Thermodynamic analysis of catalysis by the dihydroorotases from hamster and Bacillus caldolyticus, as compared with the uncatalyzed reaction.

Dihydroorotase (DHOase, EC 3.5.2.3) from the extreme thermophile Bacillus caldolyticus has been subcloned, sequenced, expressed, and purified as a monomer. The catalytic properties of this thermophilic DHOase have been compared with another type I enzyme, the DHOase domain from hamster, to investigate how the thermophilic enzyme is adapted to higher temperatures. B. caldolyticus DHOase has higher V max and K s values than hamster DHOase at the same temperature. The thermodynamic parameters for the binding of L-dihydroorotate were determined at 25 °C for hamster DHOase (AG = -6.9 kcal/mol, AH = -11.5 kcal/mol, TΔS = -4.6 kcal/mol) and B. caldolyticus DHOase (AG = -5.6 kcal/mol, ΔH = -4.2 kcal/mol, TΔS = +1.4 kcal/mol). The smaller enthalpy release and positive entropy for thermophilic DHOase are indicative of a weakly interacting Michaelis complex. Hamster DHOase has an enthalpy of activation of 12.3 kcal/mol, similar to the release of enthalpy upon substrate binding, rendering the k cat /K s value almost temperature independent. B. caldolyticus DHOase shows a decrease in the enthalpy of activation from 12.2 kcal/mol at temperatures from 30 to 50 °C to 5.3 kcal/mol for temperatures of 50-70 °C. Vibrational energy at higher temperatures may facilitate the transition ES → ES ‡ , making k cat /K s almost temperature independent. The pseudo-first-order rate constant for water attack on L-dihydroorotate, based on experiments at elevated temperature, is 3.2 x 10 -11 s -1 at 25 °C, with ΔH ‡ = 24.7 kcal/mol and TΔS = -6.9 kcal/mol.
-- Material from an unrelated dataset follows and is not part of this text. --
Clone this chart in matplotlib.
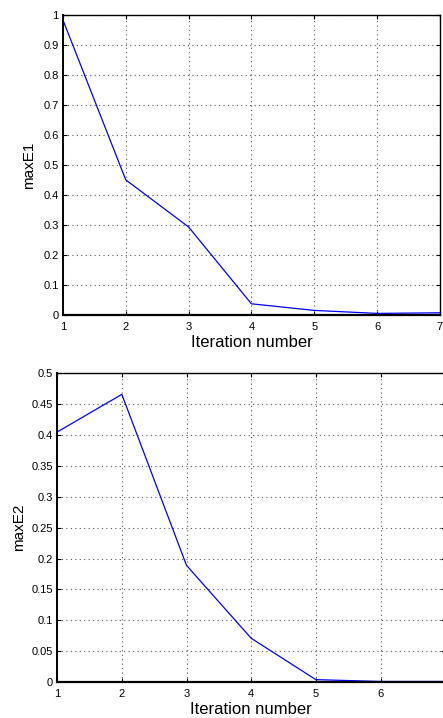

Thus, hamster DHOase enhances the rate of substrate hydrolysis by a factor of 1.6 x 10 14 , achieving this rate enhancement almost entirely by lowering the enthalpy of activation (ΔΔT ‡ = -19.5 kcal/mol). Both the rate enhancement and transition state affinity of hamster DHOase increase steeply with decreasing temperature, consistent with the development of H-bonds and electrostatic interactions in the transition state that were not present in the enzyme-substrate complex in the ground state.